NEW DELHI. Fasten your seat belts, the captain of your plane may have fudged his papers to get a flying licence. Investigations by the Directorate General of Civil Aviation (DGCA), initiated after a woman pilot was found repeatedly landing wrongly on the nosewheel of the plane, have thrown up two more pilots who forged their qualifying papers. Fake captains are fast emerging as the biggest threat to safe flying in India.
The duo was commandeering aircraft after allegedly forging papers that showed they had cleared the tests to graduate from co-pilot to the captain's seat. One of the allegedly fake commanders, Meenakshi Sehgal, was flying with IndiGo, which has since grounded her. The other, Swaran Singh Talwar, was a commander with MDLR, an airline that has not been operational for months now.
What's worrying the aviation industry is that the new cases have tumbled out within a week of DGCA chief Bharat Bhushan ordering an unprecedented drive to verify pilot licences.
The action was sparked by suspicions about a woman commander of IndiGo who often landed the aircraft with the nosewheels touching down before the belly tyres.
The pilot, Parminder Kaur, was grounded for refresher training as per rules, but alongside a regulatory probe of her papers revealed that she had allegedly become a commander by giving fake marksheets of the airline transport pilot licence (ATPL) exam, which is mandatory for co-pilots to clear to become commanders. The DGCA issues this licence only after co-pilots complete 1,500 hours of flying, irrespective of when they clear it. And airlines consider even those who clear ATPL for command only after they fly for 2,000-3,000 hours as co-pilots.
The discovery of fake ATPL commanders has left the aviation ministry deeply worried due to its immense safety implications. "We are examining pilot licences and have found two more cases (of fake ATPL papers). While the licences have been revoked, these cases have also been referred to the police for further action," Bharat Bhushan said, adding that there would be no compromise on safety. Airlines share this concern as they rely only on DGCA papers to employ co-pilots and commanders.
"We have off-rostered her (Sehgal) since Sunday. We are very happy that the DGCA is investigating all its past licences. There should be a thorough check of all licences given by the DGCA, irrespective of which airline someone is working with. There can be no compromise on safety. Unfortunately, airlines can only rely on the authenticity of DGCA documents," IndiGo president Aditya Ghosh said.

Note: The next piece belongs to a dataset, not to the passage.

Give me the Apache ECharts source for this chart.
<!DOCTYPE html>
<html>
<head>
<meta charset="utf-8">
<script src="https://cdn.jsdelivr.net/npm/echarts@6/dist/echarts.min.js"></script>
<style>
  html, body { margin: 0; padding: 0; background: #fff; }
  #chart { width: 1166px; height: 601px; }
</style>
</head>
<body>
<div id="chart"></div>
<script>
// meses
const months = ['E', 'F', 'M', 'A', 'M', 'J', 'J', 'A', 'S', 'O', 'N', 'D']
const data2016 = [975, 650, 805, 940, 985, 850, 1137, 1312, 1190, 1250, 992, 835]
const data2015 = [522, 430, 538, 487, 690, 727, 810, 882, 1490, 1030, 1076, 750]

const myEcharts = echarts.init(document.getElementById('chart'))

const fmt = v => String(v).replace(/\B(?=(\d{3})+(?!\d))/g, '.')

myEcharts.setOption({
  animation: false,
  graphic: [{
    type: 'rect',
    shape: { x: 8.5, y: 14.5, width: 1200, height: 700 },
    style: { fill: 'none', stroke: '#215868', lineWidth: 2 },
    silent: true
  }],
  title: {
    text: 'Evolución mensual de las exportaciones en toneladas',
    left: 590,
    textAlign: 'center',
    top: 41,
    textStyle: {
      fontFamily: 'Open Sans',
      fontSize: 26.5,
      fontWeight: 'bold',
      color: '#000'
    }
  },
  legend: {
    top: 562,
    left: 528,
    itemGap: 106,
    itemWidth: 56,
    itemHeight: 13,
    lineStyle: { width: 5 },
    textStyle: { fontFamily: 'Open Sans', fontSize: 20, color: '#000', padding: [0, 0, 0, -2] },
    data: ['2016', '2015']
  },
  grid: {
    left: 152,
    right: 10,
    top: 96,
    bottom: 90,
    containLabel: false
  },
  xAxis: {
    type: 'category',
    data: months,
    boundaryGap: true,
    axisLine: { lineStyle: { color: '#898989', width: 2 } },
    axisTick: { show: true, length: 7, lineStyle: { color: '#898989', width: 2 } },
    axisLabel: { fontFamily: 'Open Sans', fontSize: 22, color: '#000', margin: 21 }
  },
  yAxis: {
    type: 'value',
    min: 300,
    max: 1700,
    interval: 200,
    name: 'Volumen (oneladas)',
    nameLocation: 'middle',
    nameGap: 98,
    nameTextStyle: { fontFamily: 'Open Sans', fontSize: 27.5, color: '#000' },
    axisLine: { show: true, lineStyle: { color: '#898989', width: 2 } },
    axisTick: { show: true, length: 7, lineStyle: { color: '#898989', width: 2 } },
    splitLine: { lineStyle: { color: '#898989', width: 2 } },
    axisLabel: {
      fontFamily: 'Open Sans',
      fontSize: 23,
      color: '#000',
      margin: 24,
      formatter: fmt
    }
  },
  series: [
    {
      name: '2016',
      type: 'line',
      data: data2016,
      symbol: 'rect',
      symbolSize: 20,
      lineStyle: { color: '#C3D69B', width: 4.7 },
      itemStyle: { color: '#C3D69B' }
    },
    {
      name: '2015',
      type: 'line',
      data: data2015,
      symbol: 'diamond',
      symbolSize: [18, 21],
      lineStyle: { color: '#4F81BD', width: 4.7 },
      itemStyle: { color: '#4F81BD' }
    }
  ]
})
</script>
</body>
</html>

Industry sources say such fudging of DGCA marksheets is unlikely to happen without insider help. It is learnt that some sections within the DGCA wanted only the fake licences to be cancelled and were opposing the move to refer the matter to police. The reason: a police probe might lead right up to them. But with no-nonsense bosses such as aviation secretary Nasim Zaidi and Bharat Bhushan, this request fell on deaf ears.
"Having a fake commander in a flight is like having a quack heading the team of doctors performing an operation," said a senior commander. What will such a person's knowledge or experience be? God save such flyers. This is as big a safety issue as can be."